### STATED GOAL
Reproduce the listing below without changes, except that pictures are left out.

### SUPPLIED MATERIAL
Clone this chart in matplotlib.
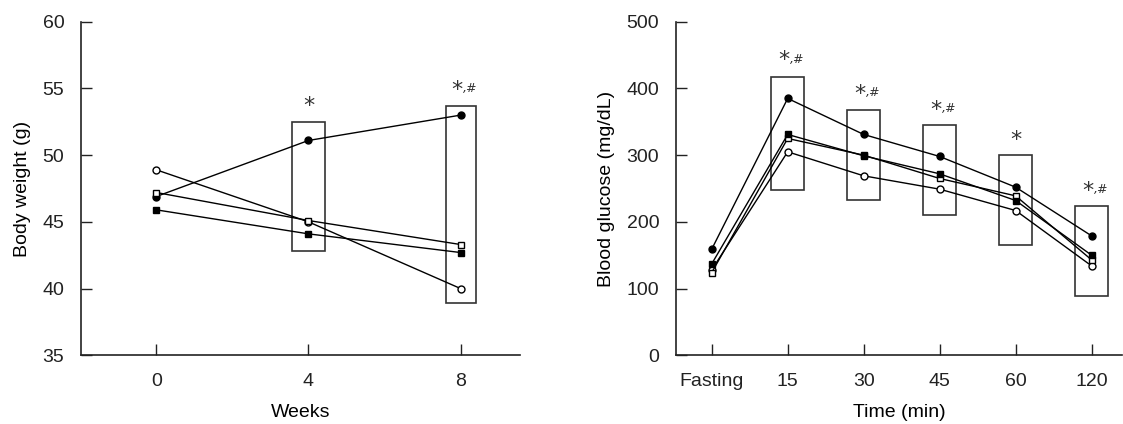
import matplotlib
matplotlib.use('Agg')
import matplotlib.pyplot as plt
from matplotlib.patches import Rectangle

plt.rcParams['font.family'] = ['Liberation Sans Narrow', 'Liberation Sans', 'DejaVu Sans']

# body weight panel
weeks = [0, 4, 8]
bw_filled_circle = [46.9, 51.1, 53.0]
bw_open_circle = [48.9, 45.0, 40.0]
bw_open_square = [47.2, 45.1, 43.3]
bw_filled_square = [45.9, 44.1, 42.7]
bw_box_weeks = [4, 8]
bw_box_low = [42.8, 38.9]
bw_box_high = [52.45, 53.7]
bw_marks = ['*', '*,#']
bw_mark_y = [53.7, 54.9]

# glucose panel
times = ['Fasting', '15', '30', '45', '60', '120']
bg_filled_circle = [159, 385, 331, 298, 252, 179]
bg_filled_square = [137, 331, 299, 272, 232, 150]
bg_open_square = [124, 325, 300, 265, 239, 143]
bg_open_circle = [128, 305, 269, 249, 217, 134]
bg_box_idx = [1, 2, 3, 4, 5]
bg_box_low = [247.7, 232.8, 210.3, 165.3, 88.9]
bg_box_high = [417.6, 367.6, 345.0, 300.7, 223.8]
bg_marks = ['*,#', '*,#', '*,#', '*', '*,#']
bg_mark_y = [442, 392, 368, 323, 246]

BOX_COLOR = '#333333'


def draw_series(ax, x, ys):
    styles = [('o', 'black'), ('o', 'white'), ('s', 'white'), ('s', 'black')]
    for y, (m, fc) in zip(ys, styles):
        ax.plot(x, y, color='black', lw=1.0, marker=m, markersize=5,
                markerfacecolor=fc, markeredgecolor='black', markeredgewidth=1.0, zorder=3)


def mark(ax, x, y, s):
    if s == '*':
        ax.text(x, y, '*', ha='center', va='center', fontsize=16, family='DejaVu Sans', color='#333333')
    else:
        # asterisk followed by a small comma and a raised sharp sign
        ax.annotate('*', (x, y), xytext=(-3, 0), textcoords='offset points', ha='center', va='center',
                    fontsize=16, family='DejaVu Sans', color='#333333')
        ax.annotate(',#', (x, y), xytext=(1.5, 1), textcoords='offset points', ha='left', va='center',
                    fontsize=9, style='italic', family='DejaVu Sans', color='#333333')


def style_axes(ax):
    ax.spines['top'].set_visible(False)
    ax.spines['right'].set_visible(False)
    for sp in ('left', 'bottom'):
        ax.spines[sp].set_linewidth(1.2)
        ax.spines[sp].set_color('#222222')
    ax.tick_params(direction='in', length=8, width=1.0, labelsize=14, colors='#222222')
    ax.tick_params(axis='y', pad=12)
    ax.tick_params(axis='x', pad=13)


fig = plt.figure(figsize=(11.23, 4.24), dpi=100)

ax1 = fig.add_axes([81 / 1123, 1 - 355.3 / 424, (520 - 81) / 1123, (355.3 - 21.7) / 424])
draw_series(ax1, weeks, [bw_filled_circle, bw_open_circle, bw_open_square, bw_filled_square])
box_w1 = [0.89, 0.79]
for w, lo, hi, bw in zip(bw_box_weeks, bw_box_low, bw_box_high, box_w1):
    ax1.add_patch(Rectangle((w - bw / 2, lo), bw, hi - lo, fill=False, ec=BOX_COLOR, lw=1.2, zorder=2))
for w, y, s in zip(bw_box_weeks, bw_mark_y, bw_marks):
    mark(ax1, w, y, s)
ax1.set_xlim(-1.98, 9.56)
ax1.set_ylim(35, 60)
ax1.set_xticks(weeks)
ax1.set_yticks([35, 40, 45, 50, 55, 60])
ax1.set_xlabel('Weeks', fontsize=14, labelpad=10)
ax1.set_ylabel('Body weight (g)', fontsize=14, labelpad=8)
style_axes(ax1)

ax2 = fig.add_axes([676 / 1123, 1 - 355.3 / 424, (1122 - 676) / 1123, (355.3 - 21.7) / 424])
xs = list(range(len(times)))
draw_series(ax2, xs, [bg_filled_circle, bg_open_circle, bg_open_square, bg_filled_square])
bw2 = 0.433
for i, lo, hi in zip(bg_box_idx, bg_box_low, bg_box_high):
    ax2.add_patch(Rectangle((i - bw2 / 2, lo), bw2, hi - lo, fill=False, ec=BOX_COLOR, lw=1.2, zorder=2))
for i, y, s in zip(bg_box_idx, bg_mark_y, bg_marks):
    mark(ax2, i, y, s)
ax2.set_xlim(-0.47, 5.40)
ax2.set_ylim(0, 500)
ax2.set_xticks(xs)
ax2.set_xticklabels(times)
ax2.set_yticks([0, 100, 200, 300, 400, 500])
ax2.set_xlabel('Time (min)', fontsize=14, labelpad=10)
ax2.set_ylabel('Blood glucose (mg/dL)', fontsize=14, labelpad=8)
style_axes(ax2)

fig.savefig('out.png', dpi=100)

### FINAL RESULT
Clone this chart in matplotlib.
import matplotlib
matplotlib.use('Agg')
import matplotlib.pyplot as plt
from matplotlib.patches import Rectangle

plt.rcParams['font.family'] = ['Liberation Sans Narrow', 'Liberation Sans', 'DejaVu Sans']

# body weight panel
weeks = [0, 4, 8]
bw_filled_circle = [46.9, 51.1, 53.0]
bw_open_circle = [48.9, 45.0, 40.0]
bw_open_square = [47.2, 45.1, 43.3]
bw_filled_square = [45.9, 44.1, 42.7]
bw_box_weeks = [4, 8]
bw_box_low = [42.8, 38.9]
bw_box_high = [52.45, 53.7]
bw_marks = ['*', '*,#']
bw_mark_y = [53.7, 54.9]

# glucose panel
times = ['Fasting', '15', '30', '45', '60', '120']
bg_filled_circle = [159, 385, 331, 298, 252, 179]
bg_filled_square = [137, 331, 299, 272, 232, 150]
bg_open_square = [124, 325, 300, 265, 239, 143]
bg_open_circle = [128, 305, 269, 249, 217, 134]
bg_box_idx = [1, 2, 3, 4, 5]
bg_box_low = [247.7, 232.8, 210.3, 165.3, 88.9]
bg_box_high = [417.6, 367.6, 345.0, 300.7, 223.8]
bg_marks = ['*,#', '*,#', '*,#', '*', '*,#']
bg_mark_y = [442, 392, 368, 323, 246]

BOX_COLOR = '#333333'


def draw_series(ax, x, ys):
    styles = [('o', 'black'), ('o', 'white'), ('s', 'white'), ('s', 'black')]
    for y, (m, fc) in zip(ys, styles):
        ax.plot(x, y, color='black', lw=1.0, marker=m, markersize=5,
                markerfacecolor=fc, markeredgecolor='black', markeredgewidth=1.0, zorder=3)


def mark(ax, x, y, s):
    if s == '*':
        ax.text(x, y, '*', ha='center', va='center', fontsize=16, family='DejaVu Sans', color='#333333')
    else:
        # asterisk followed by a small comma and a raised sharp sign
        ax.annotate('*', (x, y), xytext=(-3, 0), textcoords='offset points', ha='center', va='center',
                    fontsize=16, family='DejaVu Sans', color='#333333')
        ax.annotate(',#', (x, y), xytext=(1.5, 1), textcoords='offset points', ha='left', va='center',
                    fontsize=9, style='italic', family='DejaVu Sans', color='#333333')


def style_axes(ax):
    ax.spines['top'].set_visible(False)
    ax.spines['right'].set_visible(False)
    for sp in ('left', 'bottom'):
        ax.spines[sp].set_linewidth(1.2)
        ax.spines[sp].set_color('#222222')
    ax.tick_params(direction='in', length=8, width=1.0, labelsize=14, colors='#222222')
    ax.tick_params(axis='y', pad=12)
    ax.tick_params(axis='x', pad=13)


fig = plt.figure(figsize=(11.23, 4.24), dpi=100)

ax1 = fig.add_axes([81 / 1123, 1 - 355.3 / 424, (520 - 81) / 1123, (355.3 - 21.7) / 424])
draw_series(ax1, weeks, [bw_filled_circle, bw_open_circle, bw_open_square, bw_filled_square])
box_w1 = [0.89, 0.79]
for w, lo, hi, bw in zip(bw_box_weeks, bw_box_low, bw_box_high, box_w1):
    ax1.add_patch(Rectangle((w - bw / 2, lo), bw, hi - lo, fill=False, ec=BOX_COLOR, lw=1.2, zorder=2))
for w, y, s in zip(bw_box_weeks, bw_mark_y, bw_marks):
    mark(ax1, w, y, s)
ax1.set_xlim(-1.98, 9.56)
ax1.set_ylim(35, 60)
ax1.set_xticks(weeks)
ax1.set_yticks([35, 40, 45, 50, 55, 60])
ax1.set_xlabel('Weeks', fontsize=14, labelpad=10)
ax1.set_ylabel('Body weight (g)', fontsize=14, labelpad=8)
style_axes(ax1)

ax2 = fig.add_axes([676 / 1123, 1 - 355.3 / 424, (1122 - 676) / 1123, (355.3 - 21.7) / 424])
xs = list(range(len(times)))
draw_series(ax2, xs, [bg_filled_circle, bg_open_circle, bg_open_square, bg_filled_square])
bw2 = 0.433
for i, lo, hi in zip(bg_box_idx, bg_box_low, bg_box_high):
    ax2.add_patch(Rectangle((i - bw2 / 2, lo), bw2, hi - lo, fill=False, ec=BOX_COLOR, lw=1.2, zorder=2))
for i, y, s in zip(bg_box_idx, bg_mark_y, bg_marks):
    mark(ax2, i, y, s)
ax2.set_xlim(-0.47, 5.40)
ax2.set_ylim(0, 500)
ax2.set_xticks(xs)
ax2.set_xticklabels(times)
ax2.set_yticks([0, 100, 200, 300, 400, 500])
ax2.set_xlabel('Time (min)', fontsize=14, labelpad=10)
ax2.set_ylabel('Blood glucose (mg/dL)', fontsize=14, labelpad=8)
style_axes(ax2)

fig.savefig('out.png', dpi=100)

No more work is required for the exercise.